Greek Prime Minister Kyriakos Mitsotakis, accompanied by Citizen’s Protection Minister Michael Chrysochoides, presented the new ”DIAS” police unit on Monday in Athens, pledging more security on the streets of Athens and in Greece overall.
”DIAS” is an already-existing motorcycle unit of the Greek police which operates in big cities around the nation.
One of the main pre-election pledges of Greece’s new conservative government was that it would immediately hire and train 1,500 new officers to be added to the DIAS unit.
Prime Minister Mitsotakis presented the new team, which is comprised of 1350 individuals who will work for DIAS and 150 others who will comprise a unit of pedestrian police officers tasked with patrolling large cities.

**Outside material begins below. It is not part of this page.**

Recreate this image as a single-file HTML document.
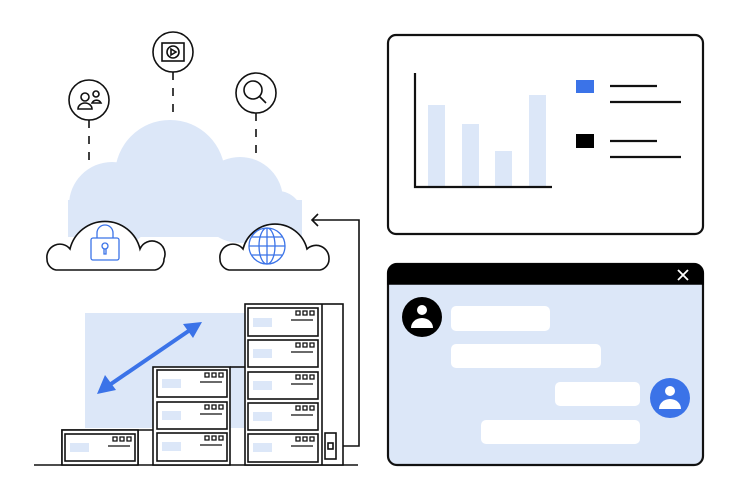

Σύντομα, 1.500 νέοι ειδικοί φρουροί θα βρίσκονται δίπλα στους πολίτες και οι κάτοικοι του Λεκανοπεδίου θα βλέπουν πια πολύ τακτικά μία περίπολο στη γειτονιά τους. Καλλιεργώντας την πίστη ότι, επιτέλους, οικοδομούμε ένα κράτος που λειτουργεί και εγγυάται τα δικαιώματα των πολιτών. pic.twitter.com/5K5EpZRXML
— Prime Minister GR (@PrimeministerGR) December 30, 2019
Nine hundred and twenty of the new men and women will conclude their fast-track training on January 17, 2020, while the rest have already concluded their training and are already working in the field.
Greek police forces are currently undergoing a major facelift, as 450 new vehicles have been put into service and an additional 700 are expected to be added very soon. Additionally, officers are receiving new bulletproof vests and helmets as well as high-tech communication devices.
”The police officer must be on the street, not at the offices,” Prime Minister Mitsotakis declared during his address on Monday.
The New Democracy government has made the issue of domestic crime and security one of its priorities, accusing the previous left-wing SYRIZA government of not assisting the police in helping it do its job.
However, repeated incidents of police brutality in the last several months have raised questions about whether the government’s pro-police rhetoric eases tensions or actually makes the country’s streets more susceptible to incidents of vandalism and low-level criminal activity.